# Problem
Copy everything in the listing below word for word, apart from any images.
** BEGIN **
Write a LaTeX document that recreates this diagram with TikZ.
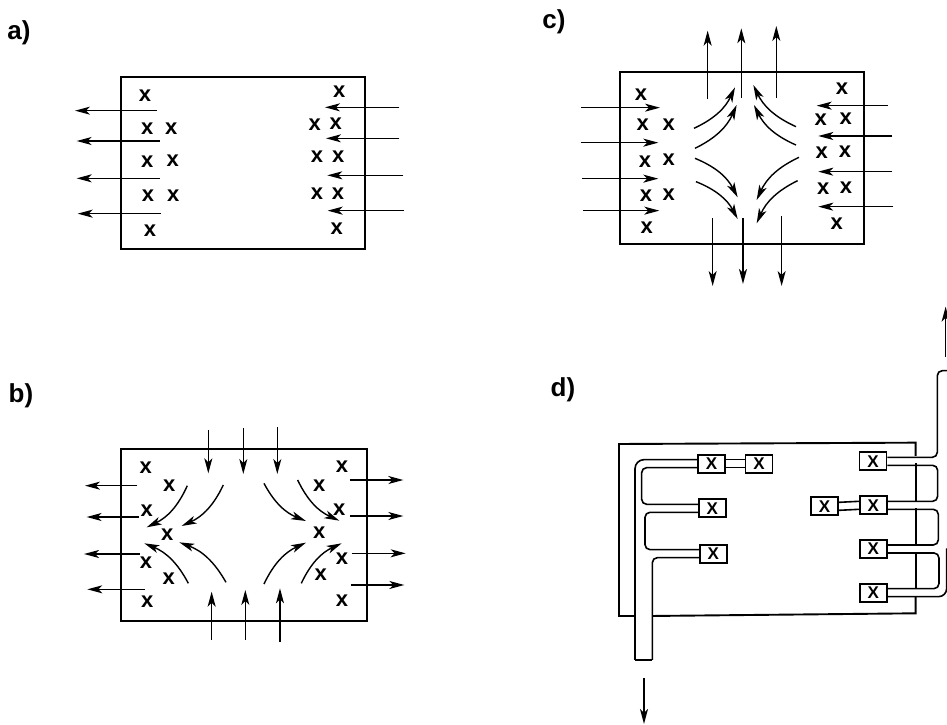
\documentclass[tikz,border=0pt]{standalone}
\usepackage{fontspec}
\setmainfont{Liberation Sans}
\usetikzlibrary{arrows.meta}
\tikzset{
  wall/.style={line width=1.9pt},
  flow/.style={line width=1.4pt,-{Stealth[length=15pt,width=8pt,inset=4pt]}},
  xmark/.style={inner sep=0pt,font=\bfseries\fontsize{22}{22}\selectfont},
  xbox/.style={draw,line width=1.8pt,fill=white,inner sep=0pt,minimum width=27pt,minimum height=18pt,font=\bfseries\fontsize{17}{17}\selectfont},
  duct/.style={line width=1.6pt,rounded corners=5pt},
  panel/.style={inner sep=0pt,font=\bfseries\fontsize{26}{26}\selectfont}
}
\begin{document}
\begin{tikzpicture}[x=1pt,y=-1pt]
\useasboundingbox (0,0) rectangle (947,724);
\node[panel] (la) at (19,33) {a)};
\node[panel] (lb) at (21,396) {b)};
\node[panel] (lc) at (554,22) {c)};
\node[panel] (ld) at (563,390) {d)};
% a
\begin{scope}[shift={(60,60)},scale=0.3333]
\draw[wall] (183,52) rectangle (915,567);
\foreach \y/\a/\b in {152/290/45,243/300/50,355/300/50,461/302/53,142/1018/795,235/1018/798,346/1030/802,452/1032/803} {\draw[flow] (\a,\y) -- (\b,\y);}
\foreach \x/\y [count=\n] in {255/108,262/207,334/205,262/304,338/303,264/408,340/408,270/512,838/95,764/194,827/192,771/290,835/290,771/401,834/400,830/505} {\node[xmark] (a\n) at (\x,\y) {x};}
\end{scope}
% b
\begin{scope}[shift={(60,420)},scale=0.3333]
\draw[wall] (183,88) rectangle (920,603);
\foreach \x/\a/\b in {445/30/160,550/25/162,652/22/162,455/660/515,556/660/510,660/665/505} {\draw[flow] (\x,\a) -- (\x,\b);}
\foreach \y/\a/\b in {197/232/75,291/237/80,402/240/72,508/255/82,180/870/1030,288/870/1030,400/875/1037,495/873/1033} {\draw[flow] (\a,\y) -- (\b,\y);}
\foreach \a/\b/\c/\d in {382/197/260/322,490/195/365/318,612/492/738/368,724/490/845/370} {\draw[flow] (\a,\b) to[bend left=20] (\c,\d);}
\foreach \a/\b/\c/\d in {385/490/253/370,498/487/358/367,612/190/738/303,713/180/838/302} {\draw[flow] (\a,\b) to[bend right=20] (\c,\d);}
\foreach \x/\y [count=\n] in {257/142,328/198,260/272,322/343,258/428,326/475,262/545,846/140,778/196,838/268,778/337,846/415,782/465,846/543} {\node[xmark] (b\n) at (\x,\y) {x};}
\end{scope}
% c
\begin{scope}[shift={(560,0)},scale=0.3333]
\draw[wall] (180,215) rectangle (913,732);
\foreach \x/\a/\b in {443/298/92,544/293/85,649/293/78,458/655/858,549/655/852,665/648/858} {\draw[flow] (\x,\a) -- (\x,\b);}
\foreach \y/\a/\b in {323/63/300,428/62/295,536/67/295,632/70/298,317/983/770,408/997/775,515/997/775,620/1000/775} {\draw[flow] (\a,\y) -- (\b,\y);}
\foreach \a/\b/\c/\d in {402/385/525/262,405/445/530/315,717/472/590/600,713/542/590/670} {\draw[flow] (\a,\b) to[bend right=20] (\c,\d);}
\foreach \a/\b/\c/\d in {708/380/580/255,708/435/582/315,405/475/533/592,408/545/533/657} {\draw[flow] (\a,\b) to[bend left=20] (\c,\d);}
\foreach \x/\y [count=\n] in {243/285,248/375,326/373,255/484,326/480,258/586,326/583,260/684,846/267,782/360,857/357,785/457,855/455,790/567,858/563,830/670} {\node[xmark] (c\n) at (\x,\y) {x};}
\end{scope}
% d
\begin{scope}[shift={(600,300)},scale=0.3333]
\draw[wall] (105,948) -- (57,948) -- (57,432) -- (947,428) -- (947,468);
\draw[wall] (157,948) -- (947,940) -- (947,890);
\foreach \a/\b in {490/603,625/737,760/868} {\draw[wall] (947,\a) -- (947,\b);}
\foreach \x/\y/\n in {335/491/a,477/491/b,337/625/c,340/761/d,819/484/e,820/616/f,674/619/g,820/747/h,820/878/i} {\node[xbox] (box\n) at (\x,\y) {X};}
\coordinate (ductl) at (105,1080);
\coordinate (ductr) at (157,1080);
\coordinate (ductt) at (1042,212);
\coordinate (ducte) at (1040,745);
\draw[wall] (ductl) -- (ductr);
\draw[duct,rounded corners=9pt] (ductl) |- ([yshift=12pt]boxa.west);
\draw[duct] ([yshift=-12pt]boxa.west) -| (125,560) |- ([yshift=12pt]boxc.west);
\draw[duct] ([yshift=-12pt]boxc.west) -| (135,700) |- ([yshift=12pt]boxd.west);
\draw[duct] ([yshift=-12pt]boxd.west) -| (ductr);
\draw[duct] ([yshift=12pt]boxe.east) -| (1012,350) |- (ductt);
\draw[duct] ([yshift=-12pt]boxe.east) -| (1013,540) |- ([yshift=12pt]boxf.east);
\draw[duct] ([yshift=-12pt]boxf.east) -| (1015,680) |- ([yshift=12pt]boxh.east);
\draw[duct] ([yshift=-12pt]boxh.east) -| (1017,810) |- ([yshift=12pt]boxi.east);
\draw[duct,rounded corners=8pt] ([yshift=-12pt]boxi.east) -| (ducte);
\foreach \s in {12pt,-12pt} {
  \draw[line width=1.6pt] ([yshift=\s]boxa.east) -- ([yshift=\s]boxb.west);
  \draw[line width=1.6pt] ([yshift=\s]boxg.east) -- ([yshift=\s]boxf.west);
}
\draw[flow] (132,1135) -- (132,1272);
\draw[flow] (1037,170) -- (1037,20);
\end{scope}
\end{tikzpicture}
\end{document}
** END **
# Response to the task
Write a LaTeX document that recreates this diagram with TikZ.
\documentclass[tikz,border=0pt]{standalone}
\usepackage{fontspec}
\setmainfont{Liberation Sans}
\usetikzlibrary{arrows.meta}
\tikzset{
  wall/.style={line width=1.9pt},
  flow/.style={line width=1.4pt,-{Stealth[length=15pt,width=8pt,inset=4pt]}},
  xmark/.style={inner sep=0pt,font=\bfseries\fontsize{22}{22}\selectfont},
  xbox/.style={draw,line width=1.8pt,fill=white,inner sep=0pt,minimum width=27pt,minimum height=18pt,font=\bfseries\fontsize{17}{17}\selectfont},
  duct/.style={line width=1.6pt,rounded corners=5pt},
  panel/.style={inner sep=0pt,font=\bfseries\fontsize{26}{26}\selectfont}
}
\begin{document}
\begin{tikzpicture}[x=1pt,y=-1pt]
\useasboundingbox (0,0) rectangle (947,724);
\node[panel] (la) at (19,33) {a)};
\node[panel] (lb) at (21,396) {b)};
\node[panel] (lc) at (554,22) {c)};
\node[panel] (ld) at (563,390) {d)};
% a
\begin{scope}[shift={(60,60)},scale=0.3333]
\draw[wall] (183,52) rectangle (915,567);
\foreach \y/\a/\b in {152/290/45,243/300/50,355/300/50,461/302/53,142/1018/795,235/1018/798,346/1030/802,452/1032/803} {\draw[flow] (\a,\y) -- (\b,\y);}
\foreach \x/\y [count=\n] in {255/108,262/207,334/205,262/304,338/303,264/408,340/408,270/512,838/95,764/194,827/192,771/290,835/290,771/401,834/400,830/505} {\node[xmark] (a\n) at (\x,\y) {x};}
\end{scope}
% b
\begin{scope}[shift={(60,420)},scale=0.3333]
\draw[wall] (183,88) rectangle (920,603);
\foreach \x/\a/\b in {445/30/160,550/25/162,652/22/162,455/660/515,556/660/510,660/665/505} {\draw[flow] (\x,\a) -- (\x,\b);}
\foreach \y/\a/\b in {197/232/75,291/237/80,402/240/72,508/255/82,180/870/1030,288/870/1030,400/875/1037,495/873/1033} {\draw[flow] (\a,\y) -- (\b,\y);}
\foreach \a/\b/\c/\d in {382/197/260/322,490/195/365/318,612/492/738/368,724/490/845/370} {\draw[flow] (\a,\b) to[bend left=20] (\c,\d);}
\foreach \a/\b/\c/\d in {385/490/253/370,498/487/358/367,612/190/738/303,713/180/838/302} {\draw[flow] (\a,\b) to[bend right=20] (\c,\d);}
\foreach \x/\y [count=\n] in {257/142,328/198,260/272,322/343,258/428,326/475,262/545,846/140,778/196,838/268,778/337,846/415,782/465,846/543} {\node[xmark] (b\n) at (\x,\y) {x};}
\end{scope}
% c
\begin{scope}[shift={(560,0)},scale=0.3333]
\draw[wall] (180,215) rectangle (913,732);
\foreach \x/\a/\b in {443/298/92,544/293/85,649/293/78,458/655/858,549/655/852,665/648/858} {\draw[flow] (\x,\a) -- (\x,\b);}
\foreach \y/\a/\b in {323/63/300,428/62/295,536/67/295,632/70/298,317/983/770,408/997/775,515/997/775,620/1000/775} {\draw[flow] (\a,\y) -- (\b,\y);}
\foreach \a/\b/\c/\d in {402/385/525/262,405/445/530/315,717/472/590/600,713/542/590/670} {\draw[flow] (\a,\b) to[bend right=20] (\c,\d);}
\foreach \a/\b/\c/\d in {708/380/580/255,708/435/582/315,405/475/533/592,408/545/533/657} {\draw[flow] (\a,\b) to[bend left=20] (\c,\d);}
\foreach \x/\y [count=\n] in {243/285,248/375,326/373,255/484,326/480,258/586,326/583,260/684,846/267,782/360,857/357,785/457,855/455,790/567,858/563,830/670} {\node[xmark] (c\n) at (\x,\y) {x};}
\end{scope}
% d
\begin{scope}[shift={(600,300)},scale=0.3333]
\draw[wall] (105,948) -- (57,948) -- (57,432) -- (947,428) -- (947,468);
\draw[wall] (157,948) -- (947,940) -- (947,890);
\foreach \a/\b in {490/603,625/737,760/868} {\draw[wall] (947,\a) -- (947,\b);}
\foreach \x/\y/\n in {335/491/a,477/491/b,337/625/c,340/761/d,819/484/e,820/616/f,674/619/g,820/747/h,820/878/i} {\node[xbox] (box\n) at (\x,\y) {X};}
\coordinate (ductl) at (105,1080);
\coordinate (ductr) at (157,1080);
\coordinate (ductt) at (1042,212);
\coordinate (ducte) at (1040,745);
\draw[wall] (ductl) -- (ductr);
\draw[duct,rounded corners=9pt] (ductl) |- ([yshift=12pt]boxa.west);
\draw[duct] ([yshift=-12pt]boxa.west) -| (125,560) |- ([yshift=12pt]boxc.west);
\draw[duct] ([yshift=-12pt]boxc.west) -| (135,700) |- ([yshift=12pt]boxd.west);
\draw[duct] ([yshift=-12pt]boxd.west) -| (ductr);
\draw[duct] ([yshift=12pt]boxe.east) -| (1012,350) |- (ductt);
\draw[duct] ([yshift=-12pt]boxe.east) -| (1013,540) |- ([yshift=12pt]boxf.east);
\draw[duct] ([yshift=-12pt]boxf.east) -| (1015,680) |- ([yshift=12pt]boxh.east);
\draw[duct] ([yshift=-12pt]boxh.east) -| (1017,810) |- ([yshift=12pt]boxi.east);
\draw[duct,rounded corners=8pt] ([yshift=-12pt]boxi.east) -| (ducte);
\foreach \s in {12pt,-12pt} {
  \draw[line width=1.6pt] ([yshift=\s]boxa.east) -- ([yshift=\s]boxb.west);
  \draw[line width=1.6pt] ([yshift=\s]boxg.east) -- ([yshift=\s]boxf.west);
}
\draw[flow] (132,1135) -- (132,1272);
\draw[flow] (1037,170) -- (1037,20);
\end{scope}
\end{tikzpicture}
\end{document}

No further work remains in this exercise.